The practical implications are profound. A robotics company can now take NVIDIA’s general-purpose Cosmos Predict 2.5 model and, with modest computational resources, create a highly specialized adapter that generates perfect training data for its unique hardware. This democratizes access to the power of world models, moving them from a purely academic or Big Tech research project into a practical engineering tool.
From Theory to the Factory Floor
This isn’t just a technical curiosity. It is the enabling technology that connects the AI arms race to the world of embodied AI. By making large-scale world models adaptable, NVIDIA is laying the groundwork for the next generation of its robotics platforms, like Isaac Sim and the Project GR00T humanoid robot foundation model. The strategy is clear: provide the giant, general-purpose brain (Cosmos), and provide the efficient tools (LoRA/DoRA) for partners and customers to specialize it.
This approach transforms the economics of robot training. Instead of relying solely on expensive and limited real-world data, developers can generate vast, diverse, and highly specific synthetic datasets. They can simulate edge cases and failure modes that would be too dangerous or rare to capture in reality. This accelerates development cycles, improves robot robustness, and ultimately lowers the cost of deploying intelligent automation.
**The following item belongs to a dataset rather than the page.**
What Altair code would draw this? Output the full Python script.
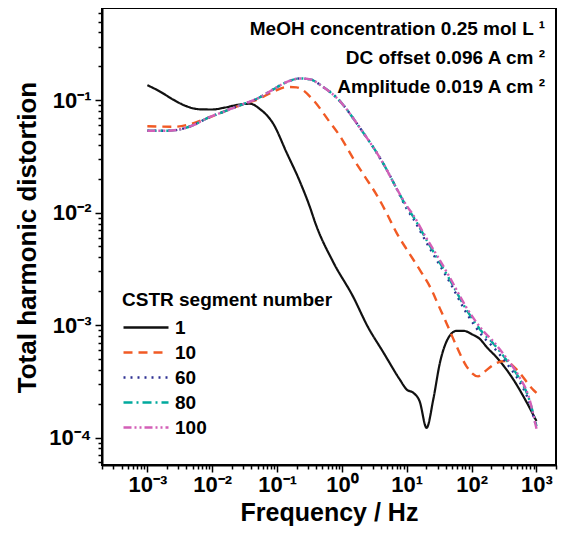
import altair as alt
import pandas as pd

# ---------------- data ----------------
series_names = ["1", "10", "60", "80", "100"]
series_colors = ["#111111", "#F15A24", "#2E3192", "#00A99D", "#D35FB7"]
series_dashes = [[1, 0], [9, 6], [2, 5], [9, 4, 2, 4], [8, 3, 2, 3, 2, 3]]
series_widths = [2.2, 2.4, 2.4, 2.4, 2.4]

freq_1 = [0.001, 0.00158, 0.00251, 0.00398, 0.00631, 0.01, 0.0158, 0.0251, 0.038,
          0.055, 0.087, 0.141, 0.224, 0.316, 0.398, 0.74, 1.48, 2.5, 4.37, 7.76, 10, 12.6,
          15.8, 20.2, 25.7, 32.4, 45.7, 58.9, 74.1, 105, 135, 170, 240, 316, 437, 708, 1000]
thd_1 = [0.136, 0.119, 0.101, 0.0885, 0.083, 0.0826, 0.086, 0.091, 0.093,
         0.083, 0.062, 0.034, 0.019, 0.0115, 0.0078, 0.0036, 0.0018, 0.00097, 0.00057, 0.00033,
         0.000267, 0.00025, 0.00021, 0.000122, 0.00022, 0.00046, 0.0008, 0.00089, 0.00089,
         0.00082, 0.00075, 0.00064, 0.00052, 0.00043, 0.00033, 0.000205, 0.00014]

freq_10 = [0.001, 0.00251, 0.00457, 0.00822, 0.0148, 0.0269, 0.049, 0.087, 0.141, 0.2,
           0.363, 0.617, 0.933, 1.49, 2.26, 3.43, 4.89, 6.97, 10.5, 15.9, 24.1, 30.5, 41,
           58.5, 83.4, 126, 150, 242, 324, 492, 885, 1000]
thd_10 = [0.0587, 0.058, 0.0612, 0.0688, 0.0787, 0.090, 0.101, 0.1186, 0.131, 0.130,
          0.100, 0.0665, 0.048, 0.0304, 0.0209, 0.0144, 0.0099, 0.0066, 0.0045, 0.0031,
          0.00206, 0.00152, 0.00104, 0.00065, 0.00043, 0.00035, 0.000376, 0.00046,
          0.000479, 0.000403, 0.000267, 0.00025]

freq_hi = [0.001, 0.002, 0.00316, 0.00513, 0.00822, 0.0148, 0.0269, 0.049, 0.087, 0.141,
           0.224, 0.324, 0.513, 0.832, 2.01, 4.33, 6.97, 10, 12.6, 20.2, 30.5, 46.1, 83.4,
           150, 214, 344, 553, 743, 1000]
thd_60 = [0.0534, 0.0534, 0.055, 0.060, 0.0688, 0.0787, 0.090, 0.103, 0.1244, 0.145,
          0.156, 0.153, 0.131, 0.105, 0.054, 0.0274, 0.0164, 0.0108, 0.0088, 0.0054,
          0.0036, 0.0024, 0.00128, 0.00079, 0.00064, 0.00046, 0.00031, 0.00022, 0.000122]
thd_80 = [0.0534, 0.0534, 0.055, 0.060, 0.0688, 0.0787, 0.090, 0.103, 0.1244, 0.145,
          0.156, 0.153, 0.131, 0.105, 0.054, 0.0274, 0.0164, 0.0112, 0.0092, 0.0057,
          0.0038, 0.00253, 0.00137, 0.00085, 0.00069, 0.00049, 0.00033, 0.000233, 0.000126]
thd_100 = [0.0534, 0.0534, 0.055, 0.060, 0.0688, 0.0787, 0.090, 0.103, 0.1244, 0.145,
           0.156, 0.153, 0.131, 0.105, 0.054, 0.0274, 0.0164, 0.0115, 0.0095, 0.0059,
           0.0040, 0.00265, 0.00143, 0.00089, 0.00072, 0.00051, 0.00034, 0.00024, 0.00012]

annot_lines = ["MeOH concentration 0.25 mol L \u00b9",
               "DC offset 0.096 A cm \u00b2",
               "Amplitude 0.019 A cm \u00b2"]

x_title = "Frequency / Hz"
y_title = "Total harmonic distortion"
legend_title = "CSTR segment number"

x_domain = [2.0e-4, 2.0e3]
y_domain = [5.7e-5, 0.66]

# ---------------- table ----------------
series_data = [(series_names[0], freq_1, thd_1), (series_names[1], freq_10, thd_10),
               (series_names[2], freq_hi, thd_60), (series_names[3], freq_hi, thd_80),
               (series_names[4], freq_hi, thd_100)]
rows = []
for name, fs, vs in series_data:
    for f, v in zip(fs, vs):
        rows.append({"series": name, "f": f, "thd": v})
df = pd.DataFrame(rows)

x_ticks = [k * 10.0 ** n for n in range(-4, 4) for k in range(1, 10)
           if x_domain[0] <= k * 10.0 ** n <= x_domain[1]]
y_ticks = [k * 10.0 ** n for n in range(-5, 0) for k in range(1, 10)
           if y_domain[0] <= k * 10.0 ** n <= y_domain[1]]

EXP = "round(log(datum.value)/LN10)"
IS_MAJOR = f"abs(log(datum.value)/LN10 - {EXP}) < 0.001"
SUP = f"['\u2070','\u00b9','\u00b2','\u00b3','\u2074','\u2075'][abs({EXP})]"
LABEL = f"{IS_MAJOR} ? '10' + ({EXP} < 0 ? '\u207b' : '') + {SUP} : ''"
TICK_SIZE = {"condition": {"test": IS_MAJOR, "value": 7}, "value": 4}

FONT = "Liberation Sans"
TICK_FS = 22
TEXT_FS = 19

x_axis = alt.Axis(values=x_ticks, labelExpr=LABEL, tickSize=TICK_SIZE, labelOverlap=False,
                  labelFontSize=TICK_FS, labelFont=FONT, labelFontWeight="bold", labelColor="black",
                  labelPadding=2, grid=False, tickColor="black", tickWidth=1.5,
                  domainColor="black", domainWidth=2, title=x_title, titleFont=FONT,
                  titleFontSize=25, titleFontWeight="bold", titleColor="black",
                  titleX=227, titleY=47, titleBaseline="middle", titleAnchor="middle")
y_axis = alt.Axis(values=y_ticks, labelExpr=LABEL, tickSize=TICK_SIZE, labelOverlap=False,
                  labelFontSize=TICK_FS, labelFont=FONT, labelFontWeight="bold", labelColor="black",
                  labelPadding=4, grid=False, tickColor="black", tickWidth=1.5,
                  domainColor="black", domainWidth=2, title=y_title, titleFont=FONT,
                  titleFontSize=26, titleFontWeight="bold", titleColor="black",
                  titleX=-75, titleY=229, titleAngle=270, titleBaseline="middle",
                  titleAlign="center", titleLimit=500)

legend = alt.Legend(title=legend_title, orient="none", legendX=20, legendY=283,
                    symbolType="stroke", symbolSize=2025, symbolStrokeWidth=2.4,
                    clipHeight=19, titleLimit=400, labelLimit=200,
                    labelFontSize=TEXT_FS, labelFont=FONT, labelFontWeight="bold", labelColor="black",
                    titleFontSize=TEXT_FS, titleFont=FONT, titleFontWeight="bold", titleColor="black",
                    rowPadding=5, titlePadding=8, labelOffset=5, padding=0)

enc = dict(
    x=alt.X("f:Q", scale=alt.Scale(type="log", domain=x_domain), axis=x_axis),
    y=alt.Y("thd:Q", scale=alt.Scale(type="log", domain=y_domain), axis=y_axis),
    color=alt.Color("series:N", scale=alt.Scale(domain=series_names, range=series_colors),
                    legend=legend),
    strokeDash=alt.StrokeDash("series:N", scale=alt.Scale(domain=series_names, range=series_dashes),
                              legend=legend),
)

layers = []
for name, w in zip(series_names, series_widths):
    layers.append(
        alt.Chart(df).transform_filter(alt.datum.series == name)
        .mark_line(interpolate="monotone", strokeWidth=w, clip=True)
        .encode(**enc)
    )

annot_y = [21, 50, 79]
for line, yy in zip(annot_lines, annot_y):
    layers.append(
        alt.Chart(pd.DataFrame({"t": [line]})).mark_text(
            align="right", baseline="middle", fontSize=TEXT_FS, font=FONT, fontWeight="bold",
            color="black").encode(x=alt.value(443), y=alt.value(yy), text="t:N")
    )

chart = alt.layer(*layers).properties(
    width=454, height=457,
    padding={"left": 94, "top": 0, "right": 4, "bottom": 72},
    autosize=alt.AutoSizeParams(type="none"),
).configure_view(stroke="black", strokeWidth=2)

chart.save("out.html", embed_options={"renderer": "svg", "actions": False})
The real story of AI progress in the coming years may not be the headline-grabbing releases of ever-larger models. It will be the quieter, more technical work of making those models work in the real world. The development of techniques like LoRA and DoRA represents a crucial maturation of the field. We are moving beyond the brute-force era of scaling and into a more nuanced era of adaptation and efficiency. For robotics, this is the moment the theoretical power of generative AI begins to make contact with the physical world.